Code that draws figures>
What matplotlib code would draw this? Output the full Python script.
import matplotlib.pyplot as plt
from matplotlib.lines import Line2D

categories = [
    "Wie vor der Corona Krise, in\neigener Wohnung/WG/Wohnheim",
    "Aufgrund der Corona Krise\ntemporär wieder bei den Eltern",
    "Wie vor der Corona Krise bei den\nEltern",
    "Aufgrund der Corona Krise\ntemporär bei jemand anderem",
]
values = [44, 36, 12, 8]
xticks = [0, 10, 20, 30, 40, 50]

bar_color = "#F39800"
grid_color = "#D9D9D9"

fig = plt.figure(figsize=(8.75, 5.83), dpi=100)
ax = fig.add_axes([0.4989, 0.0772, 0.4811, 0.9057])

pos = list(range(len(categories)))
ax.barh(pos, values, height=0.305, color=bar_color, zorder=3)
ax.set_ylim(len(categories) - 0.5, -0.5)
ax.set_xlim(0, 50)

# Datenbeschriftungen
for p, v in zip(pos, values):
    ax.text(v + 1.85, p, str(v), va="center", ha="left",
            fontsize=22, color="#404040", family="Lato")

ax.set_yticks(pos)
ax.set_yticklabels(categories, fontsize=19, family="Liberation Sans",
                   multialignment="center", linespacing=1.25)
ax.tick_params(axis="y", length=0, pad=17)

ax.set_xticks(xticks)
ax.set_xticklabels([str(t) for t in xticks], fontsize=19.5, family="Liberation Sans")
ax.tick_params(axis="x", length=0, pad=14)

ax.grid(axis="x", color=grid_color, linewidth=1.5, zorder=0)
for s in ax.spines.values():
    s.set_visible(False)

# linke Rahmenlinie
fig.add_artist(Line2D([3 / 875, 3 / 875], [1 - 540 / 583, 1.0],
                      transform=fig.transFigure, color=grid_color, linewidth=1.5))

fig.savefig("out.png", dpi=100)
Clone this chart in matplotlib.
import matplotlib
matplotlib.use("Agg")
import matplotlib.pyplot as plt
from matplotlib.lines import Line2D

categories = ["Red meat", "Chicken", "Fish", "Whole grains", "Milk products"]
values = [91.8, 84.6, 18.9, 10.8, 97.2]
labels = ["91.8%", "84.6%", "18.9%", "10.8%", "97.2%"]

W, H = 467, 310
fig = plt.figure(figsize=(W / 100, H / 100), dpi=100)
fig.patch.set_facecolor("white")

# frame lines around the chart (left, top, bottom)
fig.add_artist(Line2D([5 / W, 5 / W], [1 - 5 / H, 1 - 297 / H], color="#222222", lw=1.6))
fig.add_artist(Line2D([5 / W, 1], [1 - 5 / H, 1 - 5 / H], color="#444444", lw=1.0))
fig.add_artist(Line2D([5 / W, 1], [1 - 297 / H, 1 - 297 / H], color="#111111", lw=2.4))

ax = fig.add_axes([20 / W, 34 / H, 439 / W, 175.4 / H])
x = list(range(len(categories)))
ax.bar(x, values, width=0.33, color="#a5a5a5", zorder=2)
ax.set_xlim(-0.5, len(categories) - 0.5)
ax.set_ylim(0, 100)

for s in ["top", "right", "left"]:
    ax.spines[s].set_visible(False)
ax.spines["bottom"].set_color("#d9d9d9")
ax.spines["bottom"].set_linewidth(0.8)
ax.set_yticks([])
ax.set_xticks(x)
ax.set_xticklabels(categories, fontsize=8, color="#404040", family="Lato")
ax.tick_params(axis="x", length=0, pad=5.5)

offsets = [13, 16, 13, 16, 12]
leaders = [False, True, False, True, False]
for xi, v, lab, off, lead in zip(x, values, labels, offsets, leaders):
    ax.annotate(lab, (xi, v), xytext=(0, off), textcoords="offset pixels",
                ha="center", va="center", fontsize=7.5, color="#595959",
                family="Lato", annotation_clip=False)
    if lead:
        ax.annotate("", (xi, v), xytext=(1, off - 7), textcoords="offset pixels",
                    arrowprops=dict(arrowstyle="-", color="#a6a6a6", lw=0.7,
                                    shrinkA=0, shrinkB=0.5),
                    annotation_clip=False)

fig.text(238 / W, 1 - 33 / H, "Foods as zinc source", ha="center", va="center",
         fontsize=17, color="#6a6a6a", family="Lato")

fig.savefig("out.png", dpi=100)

Directions for this task> How many lines in the records above hold the word "chart"? Give only the number.

Solution to this problem> 2